Records provided:
* START *

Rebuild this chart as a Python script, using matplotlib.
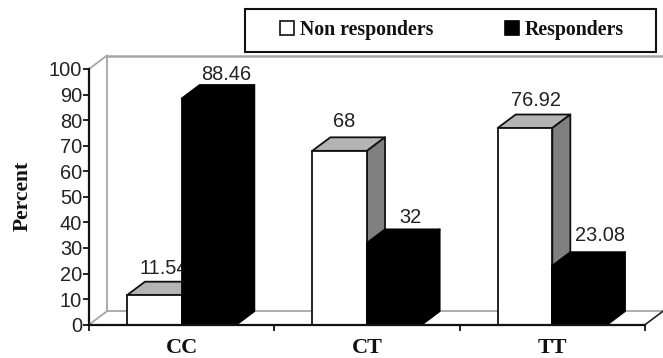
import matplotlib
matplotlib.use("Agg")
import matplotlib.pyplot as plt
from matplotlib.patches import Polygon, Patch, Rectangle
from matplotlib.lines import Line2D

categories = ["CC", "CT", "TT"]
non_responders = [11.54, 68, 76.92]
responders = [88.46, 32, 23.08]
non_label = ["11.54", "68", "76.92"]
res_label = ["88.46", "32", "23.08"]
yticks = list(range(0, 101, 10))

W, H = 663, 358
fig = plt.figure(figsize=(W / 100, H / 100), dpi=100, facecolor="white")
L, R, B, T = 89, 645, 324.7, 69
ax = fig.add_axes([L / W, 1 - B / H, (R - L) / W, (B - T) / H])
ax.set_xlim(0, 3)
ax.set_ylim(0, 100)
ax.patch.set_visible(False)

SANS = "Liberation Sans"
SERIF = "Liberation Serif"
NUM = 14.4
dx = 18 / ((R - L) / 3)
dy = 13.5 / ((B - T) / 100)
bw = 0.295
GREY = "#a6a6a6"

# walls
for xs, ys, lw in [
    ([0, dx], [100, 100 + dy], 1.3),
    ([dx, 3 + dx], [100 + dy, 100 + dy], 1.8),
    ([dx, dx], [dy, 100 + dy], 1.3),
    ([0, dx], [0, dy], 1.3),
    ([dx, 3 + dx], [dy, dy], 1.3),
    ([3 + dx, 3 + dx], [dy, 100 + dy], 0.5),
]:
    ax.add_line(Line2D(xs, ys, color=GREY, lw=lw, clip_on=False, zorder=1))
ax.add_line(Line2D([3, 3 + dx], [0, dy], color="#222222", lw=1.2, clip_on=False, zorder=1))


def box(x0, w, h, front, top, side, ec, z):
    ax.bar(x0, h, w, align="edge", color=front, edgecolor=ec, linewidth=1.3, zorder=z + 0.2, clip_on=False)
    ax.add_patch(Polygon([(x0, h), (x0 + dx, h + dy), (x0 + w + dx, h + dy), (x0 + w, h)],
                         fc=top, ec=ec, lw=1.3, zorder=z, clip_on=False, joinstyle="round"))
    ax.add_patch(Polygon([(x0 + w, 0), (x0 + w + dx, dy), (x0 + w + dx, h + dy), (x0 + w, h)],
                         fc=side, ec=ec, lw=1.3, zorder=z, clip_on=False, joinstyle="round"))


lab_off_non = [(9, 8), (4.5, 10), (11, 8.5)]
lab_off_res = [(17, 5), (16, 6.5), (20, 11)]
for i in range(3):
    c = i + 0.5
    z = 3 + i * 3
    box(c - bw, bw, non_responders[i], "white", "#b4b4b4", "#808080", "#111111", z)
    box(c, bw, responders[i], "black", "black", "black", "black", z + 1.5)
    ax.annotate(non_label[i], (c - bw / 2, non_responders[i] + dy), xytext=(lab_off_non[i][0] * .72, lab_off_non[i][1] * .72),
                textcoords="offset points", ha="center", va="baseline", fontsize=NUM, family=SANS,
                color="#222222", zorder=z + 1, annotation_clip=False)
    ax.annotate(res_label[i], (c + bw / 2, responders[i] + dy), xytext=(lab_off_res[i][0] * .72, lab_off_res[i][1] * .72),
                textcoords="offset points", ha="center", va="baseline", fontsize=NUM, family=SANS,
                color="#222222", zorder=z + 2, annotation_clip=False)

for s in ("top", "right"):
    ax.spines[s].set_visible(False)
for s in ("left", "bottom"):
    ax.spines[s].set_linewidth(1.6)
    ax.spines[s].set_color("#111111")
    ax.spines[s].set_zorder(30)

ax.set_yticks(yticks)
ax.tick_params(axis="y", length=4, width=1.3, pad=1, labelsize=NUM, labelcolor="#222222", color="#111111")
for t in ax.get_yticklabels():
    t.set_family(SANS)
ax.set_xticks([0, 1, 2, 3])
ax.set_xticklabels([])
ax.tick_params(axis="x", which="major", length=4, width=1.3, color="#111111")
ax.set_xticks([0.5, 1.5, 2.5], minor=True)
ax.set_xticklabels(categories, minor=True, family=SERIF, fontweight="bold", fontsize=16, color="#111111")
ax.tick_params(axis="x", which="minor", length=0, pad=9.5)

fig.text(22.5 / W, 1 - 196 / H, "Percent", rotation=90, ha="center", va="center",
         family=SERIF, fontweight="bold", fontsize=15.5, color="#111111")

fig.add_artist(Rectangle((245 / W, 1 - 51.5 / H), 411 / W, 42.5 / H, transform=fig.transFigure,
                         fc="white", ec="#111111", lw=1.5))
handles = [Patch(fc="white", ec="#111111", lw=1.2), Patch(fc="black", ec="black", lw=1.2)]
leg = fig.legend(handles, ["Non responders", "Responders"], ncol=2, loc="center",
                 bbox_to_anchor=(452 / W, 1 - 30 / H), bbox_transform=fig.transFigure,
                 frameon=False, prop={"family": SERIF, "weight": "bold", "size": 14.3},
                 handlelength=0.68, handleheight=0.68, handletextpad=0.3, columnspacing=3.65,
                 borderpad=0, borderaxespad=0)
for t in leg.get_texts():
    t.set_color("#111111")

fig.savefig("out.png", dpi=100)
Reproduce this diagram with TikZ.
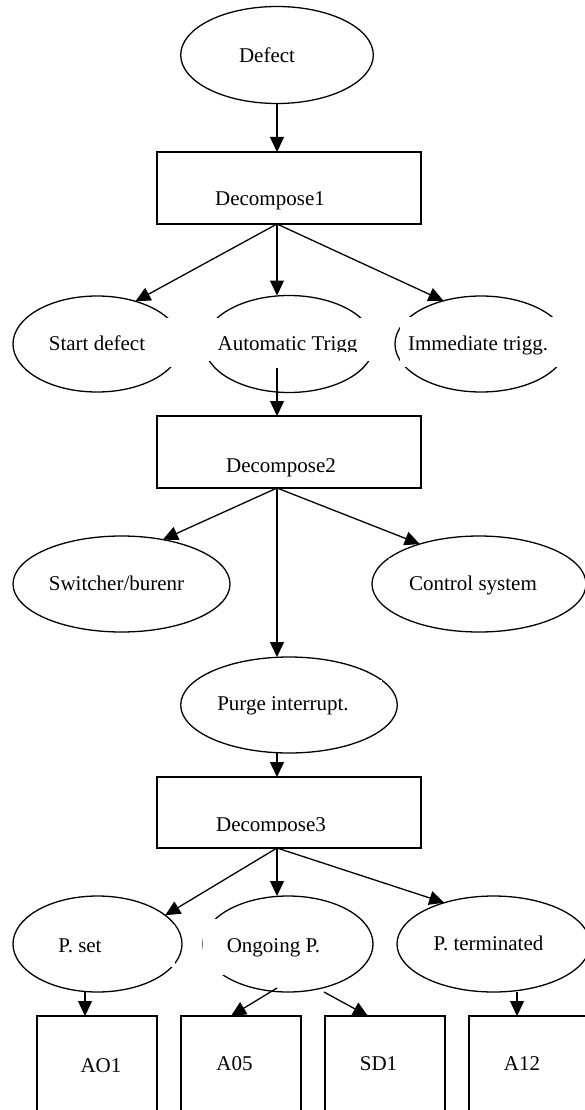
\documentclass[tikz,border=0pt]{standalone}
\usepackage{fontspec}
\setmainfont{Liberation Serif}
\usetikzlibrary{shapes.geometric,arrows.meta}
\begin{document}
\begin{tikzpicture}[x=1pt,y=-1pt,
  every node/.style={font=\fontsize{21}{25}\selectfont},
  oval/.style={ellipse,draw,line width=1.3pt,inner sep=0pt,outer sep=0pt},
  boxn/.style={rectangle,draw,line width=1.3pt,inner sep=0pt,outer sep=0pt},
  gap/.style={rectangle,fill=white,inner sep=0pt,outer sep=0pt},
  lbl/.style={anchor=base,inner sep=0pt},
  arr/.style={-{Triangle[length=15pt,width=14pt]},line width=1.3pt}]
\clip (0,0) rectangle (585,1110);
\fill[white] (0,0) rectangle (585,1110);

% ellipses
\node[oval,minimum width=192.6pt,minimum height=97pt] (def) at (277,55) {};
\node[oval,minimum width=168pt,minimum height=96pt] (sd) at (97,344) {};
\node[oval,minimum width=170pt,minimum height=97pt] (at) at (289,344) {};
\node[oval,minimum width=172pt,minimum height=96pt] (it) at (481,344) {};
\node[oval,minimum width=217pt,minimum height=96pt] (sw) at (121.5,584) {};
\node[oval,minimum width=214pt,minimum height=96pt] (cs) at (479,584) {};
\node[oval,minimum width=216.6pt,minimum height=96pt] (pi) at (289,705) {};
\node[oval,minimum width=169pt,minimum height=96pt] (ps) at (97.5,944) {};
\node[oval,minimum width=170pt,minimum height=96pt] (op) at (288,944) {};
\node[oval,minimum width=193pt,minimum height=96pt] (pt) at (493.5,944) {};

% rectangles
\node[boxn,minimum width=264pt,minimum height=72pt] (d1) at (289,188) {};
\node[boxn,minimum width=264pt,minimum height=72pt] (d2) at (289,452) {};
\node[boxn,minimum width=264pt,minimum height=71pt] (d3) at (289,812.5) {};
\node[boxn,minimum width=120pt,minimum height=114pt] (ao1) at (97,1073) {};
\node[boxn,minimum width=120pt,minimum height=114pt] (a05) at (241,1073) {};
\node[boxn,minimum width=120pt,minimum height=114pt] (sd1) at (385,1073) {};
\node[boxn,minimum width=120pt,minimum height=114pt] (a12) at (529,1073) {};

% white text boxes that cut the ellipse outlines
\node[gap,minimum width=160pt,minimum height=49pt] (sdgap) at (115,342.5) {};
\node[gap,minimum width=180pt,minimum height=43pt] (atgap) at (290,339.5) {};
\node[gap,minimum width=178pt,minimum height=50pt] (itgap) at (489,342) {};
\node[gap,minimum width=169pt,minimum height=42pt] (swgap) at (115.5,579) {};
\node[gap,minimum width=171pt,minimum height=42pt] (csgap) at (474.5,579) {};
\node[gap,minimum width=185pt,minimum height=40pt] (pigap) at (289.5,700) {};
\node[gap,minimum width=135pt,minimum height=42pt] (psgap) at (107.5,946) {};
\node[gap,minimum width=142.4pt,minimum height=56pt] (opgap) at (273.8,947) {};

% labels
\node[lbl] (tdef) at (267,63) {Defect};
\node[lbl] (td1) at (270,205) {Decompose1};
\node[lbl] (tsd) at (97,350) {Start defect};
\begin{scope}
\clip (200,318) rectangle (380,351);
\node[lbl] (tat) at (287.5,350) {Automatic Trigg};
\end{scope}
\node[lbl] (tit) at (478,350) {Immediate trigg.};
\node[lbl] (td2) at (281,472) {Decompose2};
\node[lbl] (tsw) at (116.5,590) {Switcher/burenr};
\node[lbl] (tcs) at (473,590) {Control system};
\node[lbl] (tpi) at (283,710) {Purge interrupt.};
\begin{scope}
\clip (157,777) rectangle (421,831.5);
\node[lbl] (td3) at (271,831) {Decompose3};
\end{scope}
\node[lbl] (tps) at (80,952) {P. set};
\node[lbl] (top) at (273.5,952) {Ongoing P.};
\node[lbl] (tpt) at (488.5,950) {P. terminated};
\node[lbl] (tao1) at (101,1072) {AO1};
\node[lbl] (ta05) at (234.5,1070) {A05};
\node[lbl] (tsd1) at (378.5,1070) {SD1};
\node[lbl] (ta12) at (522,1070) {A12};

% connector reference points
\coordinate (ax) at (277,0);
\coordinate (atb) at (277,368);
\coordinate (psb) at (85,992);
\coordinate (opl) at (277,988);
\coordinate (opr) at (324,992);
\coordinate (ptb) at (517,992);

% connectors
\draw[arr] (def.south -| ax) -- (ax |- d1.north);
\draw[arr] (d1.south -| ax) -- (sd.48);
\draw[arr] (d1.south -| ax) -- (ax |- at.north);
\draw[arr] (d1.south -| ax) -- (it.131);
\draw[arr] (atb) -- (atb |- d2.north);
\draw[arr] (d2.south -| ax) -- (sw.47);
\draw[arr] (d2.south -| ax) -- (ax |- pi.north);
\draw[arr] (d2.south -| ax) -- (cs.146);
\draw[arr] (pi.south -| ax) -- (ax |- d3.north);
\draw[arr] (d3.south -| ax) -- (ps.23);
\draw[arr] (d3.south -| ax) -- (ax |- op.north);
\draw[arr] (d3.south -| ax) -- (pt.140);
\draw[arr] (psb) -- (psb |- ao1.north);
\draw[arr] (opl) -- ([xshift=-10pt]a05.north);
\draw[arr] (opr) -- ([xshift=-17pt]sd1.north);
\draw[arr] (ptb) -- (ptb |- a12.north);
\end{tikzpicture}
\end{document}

* END *

Omit every picture, and please return the entries exactly from the first line through the line with "yticks = list(range(0, 101, 10))", both included.

Answer to the problem:
Rebuild this chart as a Python script, using matplotlib.
import matplotlib
matplotlib.use("Agg")
import matplotlib.pyplot as plt
from matplotlib.patches import Polygon, Patch, Rectangle
from matplotlib.lines import Line2D

categories = ["CC", "CT", "TT"]
non_responders = [11.54, 68, 76.92]
responders = [88.46, 32, 23.08]
non_label = ["11.54", "68", "76.92"]
res_label = ["88.46", "32", "23.08"]
yticks = list(range(0, 101, 10))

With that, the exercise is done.